With chapter headings like “Talk to my Manager” he discusses cases involving the tales of Fenner, Brenner and Braithwaite, and Barker and The Models. In “Kylie is a T Shirt” he slips in lots of information about image, merchandising and personal endorsements with a digression to discuss his involvement unhappily with the St Kilda Football Club and AFL. There are too many music industry court cases he was involved with about defamation, publishing, recording contracts and plain pig headness that reinforce his point that it is often pointless to litigate.

He manages to get real stuff into the random approach in his writing style. He covers the most important dilemma facing bands working in the industry, the disparity in incomes between songwriters and others in the band. He points out how the law protects income for songwriters but not for musicians and that record contracts being what they are: “The great majority of Australian groups never receive any artist royalties from record sales. Most artists remain unrecouped through the recording careers. They rely almost entirely on performing and welfare.” Dwyer is fair and is adamant that songwriters should retain control over the commercial exploitation of their works.  He offers alternative methods like internal band agreements which share the mechanical royalty with non composers.

In fact in the back of the book are all sorts of sample contracts, partnership and management agreements, publishing and recording heads of agreement as well as an extensive glossary, footnotes and bibliography.

One of my favourite parts in the book is a section dedicated to setting tricky scenarios regarding the ownership of works and then he provides the answers as defined by law. Any teacher or student working in IP would do well to read the Bricks and Mortar chapter, e.g. “An advertiser wants to use a recording of a hit song in a commercial. Can any one member of the group which recorded the song, stop that use?”

Through out the book, he covers business name registrations, trademarks, incorporating a company, publishing income, and hidden catches in recording contracts. But what makes this all so readable is his constant chit chat and references to cases and clients. It’s gossip and fact, interesting mix.

A chapter is devoted to a tour of the Northern Territory where he is supposed to deliver workshops on copyright. He learns more from the indigenous communities and comes away with a new found respect for communal ownership of rights (not a right in law) and he highlights the difficulties of reconciling copyright law with Aboriginal customary law.

I often wondered about the elder statesmen in the industry (there are only a handful of women who have survived), where it began for them and what happened along the way to make them what they are. It’s in the book. He drops names as frequently as Tripp buys his Hawaiian shirts (frequently). Neatly described is who fell out with whom and why and who took sides on which issue. Sometimes it’s torture, reading about the Men at Work saga, the implosion of the group, their arduous touring and the struggle over royalties but on the other hand it’s fun to read about Dwyer’s exploits with Glen Wheatley.

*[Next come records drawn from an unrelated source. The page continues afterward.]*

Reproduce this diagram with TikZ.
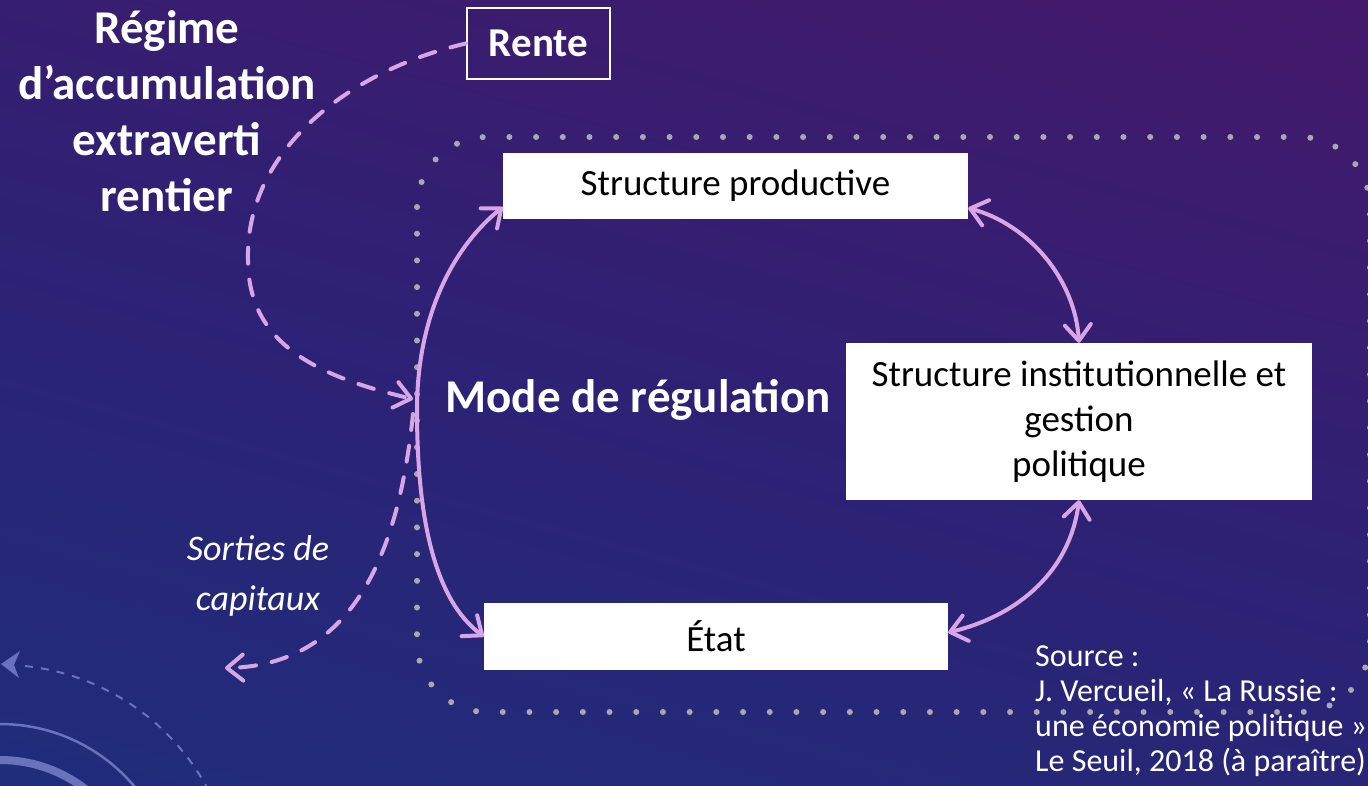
\documentclass[tikz,border=0pt]{standalone}
\usepackage{fontspec}
\setmainfont{Carlito}
\usetikzlibrary{arrows.meta,calc}
\definecolor{bgTop}{HTML}{46186A}
\definecolor{bgMid}{HTML}{2E2174}
\definecolor{bgBot}{HTML}{1E2E7C}
\definecolor{arrowc}{HTML}{D8A6E6}
\definecolor{dotc}{HTML}{A8A8B0}
\definecolor{decoc}{HTML}{6A72BC}
\begin{document}
\begin{tikzpicture}[x=1pt,y=-1pt,
  tip/.tip={Straight Barb[length=16pt,width=26pt,line cap=round,line join=round]},
  box/.style={fill=white, inner sep=0pt, text=black, align=center,
    font=\fontsize{37}{45}\selectfont},
  arr/.style={draw=arrowc, line width=4pt, line cap=round, arrows={-tip}},
  biarr/.style={arr, arrows={tip-tip}},
  dasharr/.style={arr, dash pattern=on 16pt off 16pt},
  dotted frame/.style={draw=dotc, line width=6pt, line cap=round, dash pattern=on 0pt off 26.7pt, rounded corners=70pt},
  label white/.style={text=white, inner sep=0pt}
]
\useasboundingbox (0,0) rectangle (1368,785);
% background
\shade[top color=bgTop, bottom color=bgBot, middle color=bgMid, shading angle=-15] (-150,-150) rectangle (1518,935);
% decorative arcs (bottom left)
\begin{scope}
  \clip (0,0) rectangle (1368,785);
  \draw[decoc, line width=2pt, dash pattern=on 8pt off 8pt] (25,666) arc[start angle=-84, end angle=-10, radius=235];
  \fill[decoc] (1,664) -- (20,651) -- (14,665) -- (19,678) -- cycle;
  \draw[decoc, line width=2.5pt] (0,900) circle[radius=176];
  \draw[decoc, line width=8pt] (0,900) circle[radius=140];
\end{scope}
% dotted frame
\draw[dotted frame] (417,137) rectangle (1370,712);
% nodes
\node[box, minimum width=465pt, minimum height=66pt] (sp) at (735.5,186) {Structure productive};
\node[box, minimum width=466pt, minimum height=157pt] (inst) at (1079,421.5) {Structure institutionnelle et\\gestion\\politique};
\node[box, minimum width=464pt, minimum height=67pt] (etat) at (716,636.5) {État};
\node[draw=white, line width=2pt, inner sep=0pt, minimum width=143pt, minimum height=71pt, text=white,
  font=\fontsize{41}{49}\bfseries\selectfont] (rente) at (538.5,43.5) {Rente};
\node[label white, align=center, font=\fontsize{47}{56}\bfseries\selectfont] (regime) at (167,111) {Régime\\d’accumulation\\extraverti\\rentier};
\node[label white, font=\fontsize{47}{56}\bfseries\selectfont] (mode) at (638,400) {Mode de régulation};
\node[label white, align=center, font=\fontsize{36}{50}\itshape\selectfont] (sorties) at (258,576) {Sorties de\\capitaux};
\node[label white, align=left, anchor=west, font=\fontsize{32}{35}\selectfont] (src) at (1035,711) {Source :\\J. Vercueil, « La Russie :\\une économie politique »\\Le Seuil, 2018 (à paraître)};
% coordinates on the regulation arc
\coordinate (mid) at (417,410);
\coordinate (inpt) at (413,399);
\coordinate (outpt) at (413,414);
\coordinate (exit) at (225,668);
% connectors
\draw[biarr] ($(sp.west)+(0,21)$) .. controls (450,250) and (417,320) .. (mid) .. controls (417,520) and (435,600) .. (etat.west);
\draw[biarr] ($(sp.east)+(0,22)$) .. controls (1030,225) and (1075,280) .. (inst.north);
\draw[biarr] (inst.south) .. controls (1070,570) and (1020,615) .. ($(etat.east)+(0,-4)$);
\draw[dasharr] (rente.west) .. controls (350,70) and (245,150) .. (248,260) .. controls (248,340) and (310,375) .. (inpt);
\draw[dasharr] (outpt) .. controls (400,540) and (360,665) .. (exit);
\end{tikzpicture}
\end{document}
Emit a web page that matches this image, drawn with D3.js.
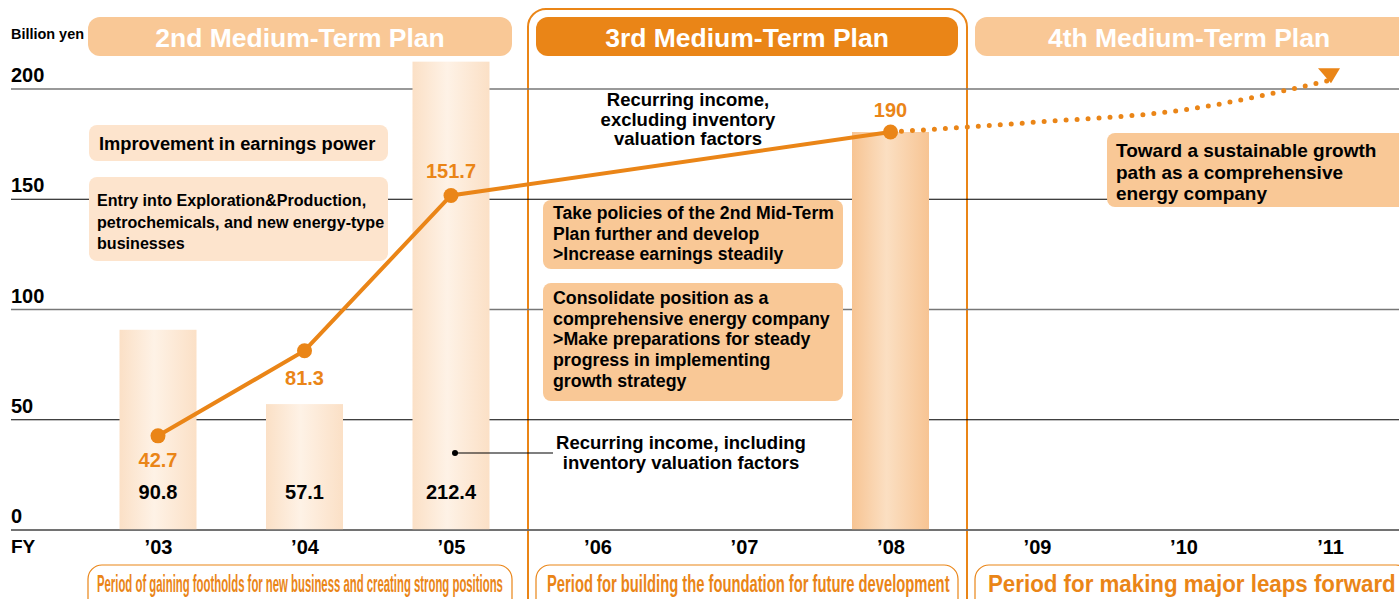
<!DOCTYPE html>
<html>
<head>
<meta charset="utf-8">
<script src="https://cdn.jsdelivr.net/npm/d3@7"></script>
<style>
  body { margin: 0; background: #fff; }
  svg { display: block; font-family: "Liberation Sans", Arial, sans-serif; }
  .bold { font-weight: bold; }
</style>
</head>
<body>
<div id="chart"></div>
<script>
// fiscal years on the x axis
const years = ["’03", "’04", "’05", "’06", "’07", "’08", "’09", "’10", "’11"];
const yTicks = [0, 50, 100, 150, 200];

// bars: recurring income incl. inventory valuation factors
const barYears = ["’03", "’04", "’05", "’08"];
const barValues = [90.8, 57.1, 212.4, 180.5];
const barLabels = ["90.8", "57.1", "212.4", ""];

// line: recurring income excl. inventory valuation factors
// ('08 target is labelled 190 but drawn at bar height in the original)
const lineYears = ["’03", "’04", "’05", "’08"];
const lineValues = [42.7, 81.3, 151.7, 180.5];
const lineLabels = ["42.7", "81.3", "151.7", "190"];

// dotted projection after '08
const projYears = ["’08", "’09", "’10", "’11"];
const projValues = [180.5, 185, 190.5, 204];

const plans = ["2nd Medium-Term Plan", "3rd Medium-Term Plan", "4th Medium-Term Plan"];
const periods = [
  "Period of gaining footholds for new business and creating strong positions",
  "Period for building the foundation for future development",
  "Period for making major leaps forward"
];

const width = 1399, height = 599;
const orange = "#ea8517", peach = "#f9c896", pale = "#fde4cd";

const svg = d3.select("#chart").append("svg")
  .attr("width", width)
  .attr("height", height);

const x = d3.scalePoint().domain(years).range([158, 1330]);
const y = d3.scaleLinear().domain([0, 200]).range([530, 89]);

const defs = svg.append("defs");
function barGrad(id, edge, mid) {
  const g = defs.append("linearGradient").attr("id", id)
    .attr("x1", "0%").attr("x2", "100%");
  g.append("stop").attr("offset", "0%").attr("stop-color", edge);
  g.append("stop").attr("offset", "45%").attr("stop-color", mid);
  g.append("stop").attr("offset", "100%").attr("stop-color", edge);
}
barGrad("gLight", "#fbe0c6", "#fef2e6");
barGrad("gDark", "#f7c493", "#fbdfc2");

// squeeze a text horizontally so it fills w px
function fitX(sel, x0, y0, w) {
  sel.each(function() {
    const nat = this.getComputedTextLength();
    d3.select(this).attr("transform", `translate(${x0},${y0}) scale(${w / nat},1)`);
  });
}

// plan header boxes
const planBands = [[88, 512], [536, 958], [975, 1410]];
svg.selectAll(".plan")
  .data(plans)
  .enter()
  .append("rect")
  .attr("x", (d, i) => planBands[i][0])
  .attr("y", 17)
  .attr("width", (d, i) => planBands[i][1] - planBands[i][0])
  .attr("height", 39)
  .attr("rx", 12)
  .attr("fill", (d, i) => i === 1 ? orange : peach);

svg.selectAll(".plan-label")
  .data(plans)
  .enter()
  .append("text")
  .attr("class", "bold")
  .attr("x", (d, i) => i === 2 ? 1189 : (planBands[i][0] + planBands[i][1]) / 2)
  .attr("y", 47)
  .attr("text-anchor", "middle")
  .attr("fill", "#fff")
  .style("font-size", "26.5px")
  .text(d => d);

// 3rd plan frame
svg.append("rect")
  .attr("x", 528).attr("y", 9)
  .attr("width", 439).attr("height", 620)
  .attr("rx", 18)
  .attr("fill", "none")
  .attr("stroke", orange)
  .attr("stroke-width", 2);

// gridlines
svg.selectAll(".grid")
  .data(yTicks)
  .enter()
  .append("line")
  .attr("x1", 11).attr("x2", width)
  .attr("y1", d => y(d)).attr("y2", d => y(d))
  .attr("stroke", d => d % 100 === 0 ? "#777" : "#000")
  .attr("stroke-width", d => d % 100 === 0 ? 1.6 : 1);

svg.selectAll(".ytick")
  .data(yTicks)
  .enter()
  .append("text")
  .attr("class", "bold")
  .attr("x", 11)
  .attr("y", d => y(d) - 7)
  .style("font-size", "20px")
  .text(d => d);

svg.append("text")
  .attr("class", "bold")
  .attr("x", 11).attr("y", 39)
  .attr("textLength", 73).attr("lengthAdjust", "spacingAndGlyphs")
  .style("font-size", "15px")
  .text("Billion yen");

svg.append("text")
  .attr("class", "bold")
  .attr("x", 11).attr("y", 553)
  .style("font-size", "19px")
  .text("FY");

// bars
const bw = 77;
svg.selectAll(".bar")
  .data(barValues)
  .enter()
  .append("rect")
  .attr("x", (d, i) => x(barYears[i]) - bw / 2)
  .attr("y", d => y(d))
  .attr("width", bw)
  .attr("height", d => y(0) - y(d))
  .attr("fill", (d, i) => barYears[i] === "’08" ? "url(#gDark)" : "url(#gLight)");

// redraw the axis line over bars
svg.append("line")
  .attr("x1", 11).attr("x2", width)
  .attr("y1", y(0)).attr("y2", y(0))
  .attr("stroke", "#666").attr("stroke-width", 1.6);

svg.selectAll(".bar-label")
  .data(barLabels)
  .enter()
  .append("text")
  .attr("class", "bold")
  .attr("x", (d, i) => x(barYears[i]))
  .attr("y", 499)
  .attr("text-anchor", "middle")
  .style("font-size", "20px")
  .text(d => d);

// x axis labels
const xAxis = d3.axisBottom(x).tickSize(0).tickPadding(0);
const gx = svg.append("g")
  .attr("transform", `translate(0,${y(0)})`)
  .call(xAxis);
gx.select(".domain").remove();
gx.selectAll("text")
  .attr("y", 24)
  .attr("dy", 0)
  .attr("fill", "#000")
  .style("font-family", "Liberation Sans, Arial, sans-serif")
  .style("font-weight", "bold")
  .style("font-size", "20px");

// text boxes
function textBox(x0, y0, w, h, fill, lines, tx, ty, lh, size) {
  svg.append("rect")
    .attr("x", x0).attr("y", y0)
    .attr("width", w).attr("height", h)
    .attr("rx", 8)
    .attr("fill", fill);
  const t = svg.append("text")
    .attr("class", "bold")
    .attr("x", tx).attr("y", ty)
    .style("font-size", size + "px");
  lines.forEach((l, i) => {
    t.append("tspan").attr("x", tx).attr("y", ty + i * lh).text(l);
  });
}

textBox(89, 125, 299, 36, pale, ["Improvement in earnings power"], 99, 150, 0, 18.3);
textBox(89, 177, 299, 84, pale,
  ["Entry into Exploration&Production,", "petrochemicals, and new energy-type", "businesses"],
  97, 206, 21.5, 16.1);
textBox(543, 200, 300, 69, peach,
  ["Take policies of the 2nd Mid-Term", "Plan further and develop", ">Increase earnings steadily"],
  553, 219, 20.7, 17.6);
textBox(543, 283, 300, 118, peach,
  ["Consolidate position as a", "comprehensive energy company", ">Make preparations for steady",
   "progress in implementing", "growth strategy"],
  553, 304, 20.7, 17.8);
textBox(1107, 133, 310, 74, peach,
  ["Toward a sustainable growth", "path as a comprehensive", "energy company"],
  1116, 157, 21.5, 19);

// series captions
const cap1 = svg.append("text")
  .attr("class", "bold")
  .attr("text-anchor", "middle")
  .style("font-size", "18.5px");
["Recurring income,", "excluding inventory", "valuation factors"].forEach((l, i) => {
  cap1.append("tspan").attr("x", 688).attr("y", 106 + i * 19.5).text(l);
});

const cap2 = svg.append("text")
  .attr("class", "bold")
  .attr("text-anchor", "middle")
  .style("font-size", "18.5px");
["Recurring income, including", "inventory valuation factors"].forEach((l, i) => {
  cap2.append("tspan").attr("x", 681).attr("y", 449 + i * 20).text(l);
});

svg.append("line")
  .attr("x1", 455).attr("x2", 553)
  .attr("y1", 453).attr("y2", 453)
  .attr("stroke", "#000").attr("stroke-width", 1.2);
svg.append("circle")
  .attr("cx", 455).attr("cy", 453).attr("r", 3)
  .attr("fill", "#000");

// projection dotted line
const proj = projYears.map((d, i) => [x(d), y(projValues[i])]);
svg.append("path")
  .datum(proj)
  .attr("d", d3.line().curve(d3.curveMonotoneX))
  .attr("fill", "none")
  .attr("stroke", orange)
  .attr("stroke-width", 5)
  .attr("stroke-linecap", "round")
  .attr("stroke-dasharray", "0 11");

const end = proj[proj.length - 1];
svg.append("path")
  .attr("d", `M${end[0] - 12},${end[1] - 12}L${end[0] + 10},${end[1] - 12}L${end[0] + 1},${end[1] + 3}Z`)
  .attr("fill", orange);

// main line
const pts = lineYears.map((d, i) => [x(d), y(lineValues[i])]);
svg.append("path")
  .datum(pts)
  .attr("d", d3.line())
  .attr("fill", "none")
  .attr("stroke", orange)
  .attr("stroke-width", 4);

svg.selectAll(".dot")
  .data(pts)
  .enter()
  .append("circle")
  .attr("cx", d => d[0])
  .attr("cy", d => d[1])
  .attr("r", 7.5)
  .attr("fill", orange);

const labelDy = [31, 34, -18, -15];
svg.selectAll(".line-label")
  .data(lineLabels)
  .enter()
  .append("text")
  .attr("class", "bold")
  .attr("x", (d, i) => pts[i][0])
  .attr("y", (d, i) => pts[i][1] + labelDy[i])
  .attr("text-anchor", "middle")
  .attr("fill", orange)
  .style("font-size", "20px")
  .text(d => d);

// period captions
svg.selectAll(".period")
  .data(periods)
  .enter()
  .append("rect")
  .attr("x", (d, i) => planBands[i][0])
  .attr("y", 565)
  .attr("width", (d, i) => planBands[i][1] - planBands[i][0])
  .attr("height", 50)
  .attr("rx", 14)
  .attr("fill", "#fff")
  .attr("stroke", orange)
  .attr("stroke-width", 1.2);

const periodX = [[97, 406], [547, 403], [988, 408]];
svg.selectAll(".period-label")
  .data(periods)
  .enter()
  .append("text")
  .attr("class", "bold")
  .attr("fill", orange)
  .style("font-size", "24px")
  .text(d => d)
  .each(function(d, i) {
    fitX(d3.select(this), periodX[i][0], 592, periodX[i][1]);
  });
</script>
</body>
</html>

His inside description of the dealings around the PSA inquiry into the price of sound recordings 1990 is overwhelming. Dwyer was representing the ACTU in preparing and making a submission. He presents a sorry picture of the relationships between all the players in this inquiry. He discusses how performers (non-composers) had a chance to gain some rights and were abandoned. His pictures make sense of the recording industry failure to stop the repeal of the parallel imports legislation. He also discusses in detail the Universal Music Australia Pty Ltd  v ACCC 2003 court cases where Universal were found to be guilty of an abuse of exclusive dealing following the repeal of the legislation.

For me the beauty of the book as it will be for all of the readers who skirt around the fringes of the commercial music industry, is to read an entirely different perspective from a person who isn’t aligned to publishers, record companies, managers or legal firms and  because of that can unravel quite a few mysteries.